Now, in championing a movement on the cutting edge of transforming our relationship to what we eat and how it’s grown, Stabenow appears determined to continue to nudge the behemoth farm bill in a more enlightened direction—and perhaps atone for pushing through this year’s anything-but-clear federal GMO labeling law. Stabenow’s Urban Agriculture Act is the product of a yearlong collaboration with urban farmers; the bill “came from what they told us that they need to take urban agriculture to the next step,” Stabenow told the Detroit Free Press. It would do things such as make federal agriculture loans and conservation grants available to urban farmers, create an urban ag office in the Department of Agriculture, and provide $10 million in research funds for urban ag technologies.

Beyond the happy, utopian visions of green garden rooftops and gleaming, lush vertical farms, urban agriculture has captivated progressive thinkers for its potential to address any number of social concerns, from creating economic opportunity in impoverished urban areas to providing greater access to nutritious food.

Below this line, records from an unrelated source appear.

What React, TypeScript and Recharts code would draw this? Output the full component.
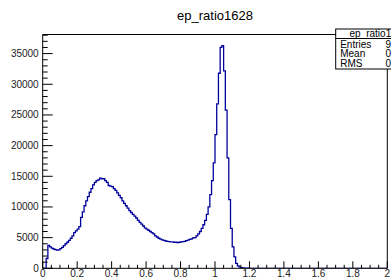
// ep_ratio1628 — ROOT-style step histogram redrawn with Recharts.
// Frame, ticks and stats box mimic the TCanvas look (ticks inside the frame).

import { LineChart, Line, XAxis, YAxis } from 'recharts';

const W = 391;
const H = 278;
const BIN_WIDTH = 0.01;
const X_MAX = 2;
const Y_MAX = 38115;
const LINE_COLOR = '#00009c';
const FONT = '"Liberation Sans", Arial, Helvetica, sans-serif';

// bin contents, 200 bins of 0.01 from 0 to 2
const HIST_COUNTS = [
  0, 0, 1600, 3750, 3500, 3300, 3150, 3050, 2950, 3000,
  3200, 3400, 3700, 4000, 4250, 4550, 4900, 5300, 5800, 6100,
  6400, 6800, 8300, 9200, 10200, 11000, 11700, 12400, 13000, 13600,
  14000, 14300, 14400, 14700, 14600, 14600, 14300, 14000, 13500, 13400,
  13300, 13000, 12700, 12300, 11900, 11500, 11000, 10600, 10200, 9800,
  9400, 9100, 8800, 8500, 8200, 7800, 7500, 7200, 6900, 6600,
  6400, 6200, 6000, 5800, 5600, 5300, 5100, 4900, 4750, 4650,
  4550, 4450, 4400, 4350, 4300, 4300, 4250, 4250, 4200, 4250,
  4300, 4350, 4400, 4500, 4600, 4700, 4800, 4950, 5000, 5300,
  5600, 6000, 6500, 7100, 7800, 8800, 10000, 12000, 14300, 17200,
  21800, 26800, 31800, 36000, 36300, 32200, 25800, 18000, 11200, 6500,
  3500, 1850, 800, 400, 200, 100, 60, 30, 20, 10,
  0, 0, 0, 0, 0, 0, 0, 0, 0, 0,
  0, 0, 0, 0, 0, 0, 0, 0, 0, 0,
  0, 0, 0, 0, 0, 0, 0, 0, 0, 0,
  0, 0, 0, 0, 0, 0, 0, 0, 0, 0,
  0, 0, 0, 0, 0, 0, 0, 0, 0, 0,
  0, 0, 0, 0, 0, 0, 0, 0, 0, 0,
  0, 0, 0, 0, 0, 0, 0, 0, 0, 0,
  0, 0, 0, 0, 0, 0, 0, 0, 0, 0,
];

const X_LABELS = ['0', '0.2', '0.4', '0.6', '0.8', '1', '1.2', '1.4', '1.6', '1.8', '2'];
const Y_LABELS = ['0', '5000', '10000', '15000', '20000', '25000', '30000', '35000'];

const TITLE = 'ep_ratio1628';
const STATS_NAME = 'ep_ratio1628';
const STATS_ROWS = [
  { label: 'Entries', value: '9.746e+05' },
  { label: 'Mean', value: '0.6402' },
  { label: 'RMS', value: '0.3271' },
];

// step line: point at each bin's low edge, closing point at the upper edge
const data = [
  ...HIST_COUNTS.map((c, i) => ({ x: +(i * BIN_WIDTH).toFixed(2), c })),
  { x: X_MAX, c: HIST_COUNTS[HIST_COUNTS.length - 1] },
];

const X_TICKS = Array.from({ length: 41 }, (_, i) => +(i * 0.05).toFixed(2));
const Y_TICKS = Array.from({ length: 39 }, (_, i) => i * 1000).filter((v) => v <= Y_MAX);

const isMultiple = (v: number, step: number) => Math.abs(v / step - Math.round(v / step)) < 1e-6;

function XTick({ x, y, payload }: any) {
  const v = payload.value as number;
  const major = isMultiple(v, 0.2);
  const label = major ? X_LABELS[Math.round(v / 0.2)] : null;
  return (
    <g>
      <line x1={x} x2={x} y1={y} y2={y - (major ? 7 : 3.5)} stroke="#000" />
      {label != null && (
        <text x={x} y={y + 9} textAnchor="middle" fontSize={10} fontFamily={FONT} fill="#222">{label}</text>
      )}
    </g>
  );
}

function YTick({ x, y, payload }: any) {
  const v = payload.value as number;
  const major = isMultiple(v, 5000);
  const label = major ? Y_LABELS[Math.round(v / 5000)] : null;
  return (
    <g>
      <line x1={x} x2={x + (major ? 10 : 5)} y1={y} y2={y} stroke="#000" />
      {label != null && (
        <text x={x - 4} y={y + 3.5} textAnchor="end" fontSize={10} fontFamily={FONT} fill="#222">{label}</text>
      )}
    </g>
  );
}

function Overlay() {
  const bx = 335.7;
  const by = 29;
  const rowH = 9.8;
  return (
    <svg width={W} height={H} style={{ position: 'absolute', left: 0, top: 0, pointerEvents: 'none' }}>
      <text x={215} y={20} textAnchor="middle" fontSize={13} fontFamily={FONT} fill="#000">{TITLE}</text>
      <rect x={bx} y={by} width={80} height={40} fill="#fff" stroke="#000" />
      <line x1={bx} x2={W} y1={by + 9.5} y2={by + 9.5} stroke="#000" />
      <text x={349.5} y={by + 8} fontSize={10} fontFamily={FONT} fill="#000">{STATS_NAME}</text>
      {STATS_ROWS.map((r, i) => (
        <g key={r.label}>
          <text x={bx + 4.5} y={by + 18.5 + i * rowH} fontSize={10} fontFamily={FONT} fill="#000">{r.label}</text>
          <text x={385.5} y={by + 18.5 + i * rowH} fontSize={10} fontFamily={FONT} fill="#000">{r.value}</text>
        </g>
      ))}
    </svg>
  );
}

export default function App() {
  return (
    <div style={{ position: 'fixed', left: 0, top: 0, width: W, height: H, background: '#fff' }}>
      <LineChart width={W} height={H} data={data} margin={{ top: 0, right: 0, bottom: 0, left: 0 }}>
        <XAxis
          xAxisId="b" dataKey="x" type="number" domain={[0, X_MAX]} ticks={X_TICKS}
          height={9.7} tickSize={0} tickMargin={0} tickLine={false} interval={0}
          axisLine={{ stroke: '#000' }} tick={<XTick />} allowDataOverflow
        />
        <XAxis
          xAxisId="t" dataKey="x" type="number" domain={[0, X_MAX]} orientation="top"
          height={34.5} tick={false} tickLine={false} axisLine={{ stroke: '#000' }}
        />
        <YAxis
          yAxisId="l" type="number" domain={[0, Y_MAX]} ticks={Y_TICKS} width={42.7}
          tickSize={0} tickMargin={0} tickLine={false} interval={0}
          axisLine={{ stroke: '#000' }} tick={<YTick />} allowDataOverflow
        />
        <YAxis
          yAxisId="r" type="number" domain={[0, Y_MAX]} orientation="right" width={3.7}
          tick={false} tickLine={false} axisLine={{ stroke: '#000' }}
        />
        <Line
          xAxisId="b" yAxisId="l" type="stepAfter" dataKey="c" stroke={LINE_COLOR}
          strokeWidth={1.3} dot={false} activeDot={false} isAnimationActive={false}
        />
      </LineChart>
      <Overlay />
    </div>
  );
}
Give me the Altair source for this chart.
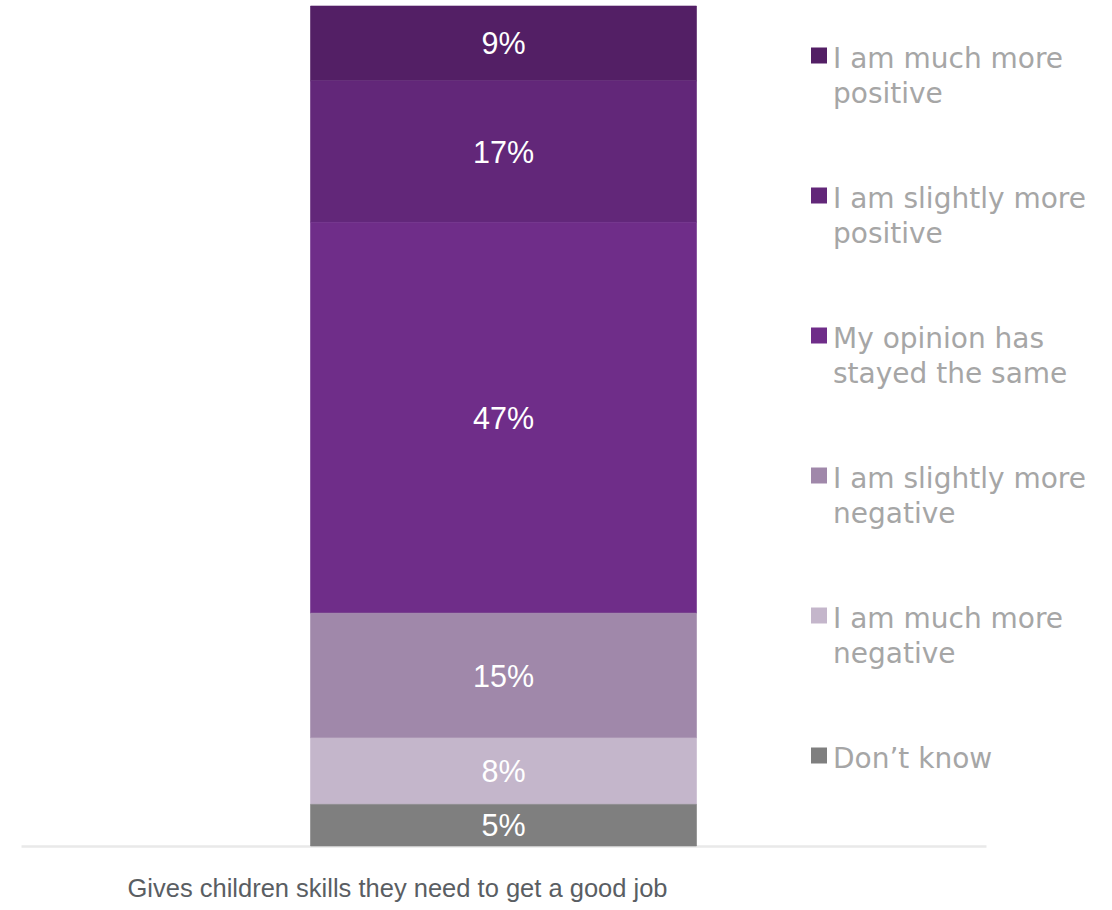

That’s not to mention the purported environmental benefits of supplying city dwellers with produce that’s locally grown instead of shipped.

A report on urban farming published by the Johns Hopkins Center for a Livable Future this year cautioned policy makers against overselling the promises of transforming inner cities into urban farms—in part because more research is needed to determine the benefits and drawbacks of this relatively young movement. But the prospect is tantalizing. According to one study, if less than half of the publicly owned vacant land in Detroit were converted to farms, it could supply residents with almost 40 percent of (nontropical) fruit now consumed on average and 65 percent of fresh vegetables.